EU on Kyoto

Russel Norman blogs:

In what will hopefully be an historic moment in the campaign to save the planet from catastrophic human induced climate change, the EU Council has agreed to a unilateral 20% reduction in greenhouse gas emissions below 1990 levels by 2020.

Now this indeed does look somewhat positive if you believe that lowering greenhouse gas emissions is the best way to proceed. But let’s first look at whether the EU is on track to meet its existing targets:

The EU15 in 1990 had 4,238 megatonnes of emissions. Their target was to reduce it by 8% to 3,899 by 2008-2012. How much has it reduced?
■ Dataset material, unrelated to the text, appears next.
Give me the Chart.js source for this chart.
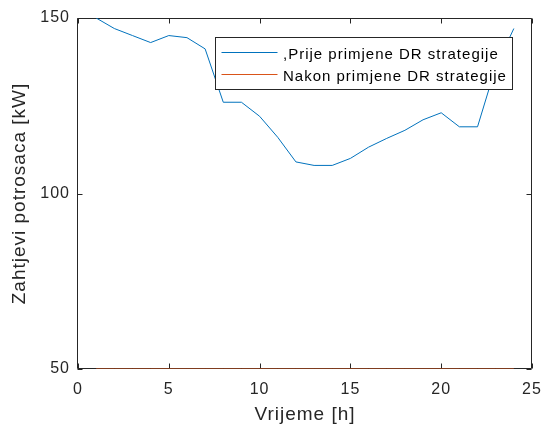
<!DOCTYPE html>
<html>
<head>
<meta charset="utf-8">
<script src="https://cdn.jsdelivr.net/npm/chart.js@4.4.1/dist/chart.umd.min.js"></script>
<style>
  body { margin: 0; background: #fff; }
</style>
</head>
<body>
<canvas id="grafikPotrosnje" width="543" height="427"></canvas>
<script>
// podaci ocitani sa grafika
const sati = [1, 2, 3, 4, 5, 6, 7, 8, 9, 10, 11, 12, 13, 14, 15, 16, 17, 18, 19, 20, 21, 22, 23, 24];
const prijeDR = [150, 147, 145, 143, 145, 144.4, 141.2, 126, 126, 122, 116, 109, 108, 108, 110, 113.2, 115.7, 118, 121, 123, 119, 119, 136, 147];
const nakonDR = [50, 50, 50, 50, 50, 50, 50, 50, 50, 50, 50, 50, 50, 50, 50, 50, 50, 50, 50, 50, 50, 50, 50, 50];
const xTicks = [0, 5, 10, 15, 20, 25];
const yTicks = [50, 100, 150];
const nazivi = [',Prije primjene DR strategije', 'Nakon primjene DR strategije'];

const FONT = '"Liberation Sans", Arial, Helvetica, sans-serif';
const TAMNA = '#262626';

function tacke(xs, ys) {
  return xs.map((v, i) => ({ x: v, y: ys[i] }));
}

function bezPadinga(s) {
  s.paddingLeft = 0;
  s.paddingRight = 0;
  s.paddingTop = 0;
  s.paddingBottom = 0;
}

// okvir oko grafika sa crticama prema unutra (kao u matlabu)
const okvir = {
  id: 'okvir',
  beforeDraw(chart) {
    chart.ctx.letterSpacing = '1px';
  },
  beforeDatasetsDraw(chart) {
    const { ctx, chartArea: a, scales: { x, y } } = chart;
    const L = Math.round(a.left) - 0.5, R = Math.round(a.right) - 0.5;
    const T = Math.round(a.top) + 0.5, B = Math.round(a.bottom) - 0.5;
    ctx.save();
    ctx.strokeStyle = TAMNA;
    ctx.lineWidth = 1;
    ctx.beginPath();
    ctx.rect(L, T, R - L, B - T);
    x.ticks.forEach(t => {
      const px = Math.round(x.getPixelForValue(t.value)) + 0.5;
      ctx.moveTo(px, B); ctx.lineTo(px, B - 5);
      ctx.moveTo(px, T); ctx.lineTo(px, T + 5);
    });
    y.ticks.forEach(t => {
      const py = Math.round(y.getPixelForValue(t.value)) + 0.5;
      ctx.moveTo(L, py); ctx.lineTo(L + 5, py);
      ctx.moveTo(R, py); ctx.lineTo(R - 5, py);
    });
    ctx.stroke();
    ctx.restore();
  }
};

// legenda unutar grafika
const legenda = {
  id: 'legenda',
  afterDraw(chart) {
    const ctx = chart.ctx;
    ctx.save();
    ctx.fillStyle = '#fff';
    ctx.fillRect(215.5, 37.5, 297, 52);
    ctx.strokeStyle = TAMNA;
    ctx.lineWidth = 1;
    ctx.strokeRect(215.5, 37.5, 297, 52);
    ctx.font = '15px ' + FONT;
    ctx.letterSpacing = '1px';
    ctx.textBaseline = 'middle';
    ctx.textAlign = 'left';
    chart.data.datasets.forEach((ds, i) => {
      const ly = 52.5 + i * 22;
      ctx.strokeStyle = ds.borderColor;
      ctx.beginPath();
      ctx.moveTo(221.5, ly); ctx.lineTo(277.5, ly);
      ctx.stroke();
      ctx.fillStyle = '#000';
      ctx.fillText(nazivi[i], 283, ly + 2);
    });
    ctx.restore();
  }
};

new Chart(document.getElementById('grafikPotrosnje'), {
  type: 'line',
  data: {
    datasets: [{
      label: nazivi[0],
      data: tacke(sati, prijeDR),
      borderColor: '#0072BD',
      borderWidth: 1,
      pointRadius: 0,
      tension: 0
    }, {
      label: nazivi[1],
      data: tacke(sati, nakonDR),
      borderColor: '#D95319',
      borderWidth: 1,
      pointRadius: 0,
      tension: 0
    }]
  },
  options: {
    responsive: false,
    animation: false,
    layout: { padding: { left: 0, right: 11, top: 18, bottom: 0 } },
    plugins: { legend: { display: false }, tooltip: { enabled: false } },
    scales: {
      x: {
        type: 'linear',
        min: 0,
        max: 25,
        afterBuildTicks: s => { s.ticks = xTicks.map(v => ({ value: v })); },
        afterFit: s => { s.height = 58; bezPadinga(s); },
        grid: { display: false, drawTicks: false },
        border: { display: false },
        ticks: { color: TAMNA, padding: 11, maxRotation: 0, font: { family: FONT, size: 16 } },
        title: {
          display: true,
          text: 'Vrijeme [h]',
          color: TAMNA,
          padding: { top: 0, bottom: 1 },
          font: { family: FONT, size: 19 }
        }
      },
      y: {
        min: 50,
        max: 150,
        afterBuildTicks: s => { s.ticks = yTicks.map(v => ({ value: v })); },
        afterFit: s => { s.width = 78; bezPadinga(s); },
        grid: { display: false, drawTicks: false },
        border: { display: false },
        ticks: { color: TAMNA, padding: 8, font: { family: FONT, size: 16 } },
        title: {
          display: true,
          text: 'Zahtjevi potrosaca [kW]',
          color: TAMNA,
          padding: { top: 8, bottom: 0 },
          font: { family: FONT, size: 19 }
        }
      }
    }
  },
  plugins: [okvir, legenda]
});
</script>
</body>
</html>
Only 0.8% by 2004. And to quote Wikipedia:

Further complicating the debate over the Kyoto Protocol is the fact that CO2 emissions growth in the US was far ahead of that of the EU-15 from 1990-2000, but from 2000-2004, America’s rate of growth in CO2 emissions was eight percentage points lower than from 1995-2000, while the EU-15 saw an increase of 2.3 points. From 2000-2004, the United States’ CO2 emissions growth rate was 2.1%, compared to the EU-15’s 4.5%. That happened while the US economy was expanding 38% faster than the economies of the EU-15 while experiencing population growth at twice the rate of the EU-15.[73]

As of year-end 2006, the United Kingdom and Sweden were the only EU countries on pace to meet their Kyoto emissions commitments by 2010. While UN statistics indicate that, as a group, the 36 Kyoto signatory countries can meet the 5% reduction target by 2012, most of the progress in greenhouse gas reduction has come from the stark decline in Eastern European countries’ emissions after the fall of communism in the 1990s

Make sure you re-read the post 2000 data. The US has gone up only 2.1% since 2000, while the EU15 has gone up 4.5%, despite 38% higher economic growth in the US, and twice the population growth. So why should we think the EU new target will be any more successful than the existing one?

Now I am not an expert in this area, but I have a question for those who are. If the EU does manage to cut emissions to 20% below 1990 levels, what effect will that have on the average global temperature in 2020? Will it be 1 degree lower than it would be if emissions continued at the same rate? Would it be 0.1 of a degree? Or would it be 0.01 of a degree?

Because surely unless one can be informed of the benefits of the reduction in emissions, can you sensibly decide whether the cost of reducing emissions is justified?

So how much of a temperature reduction would this be?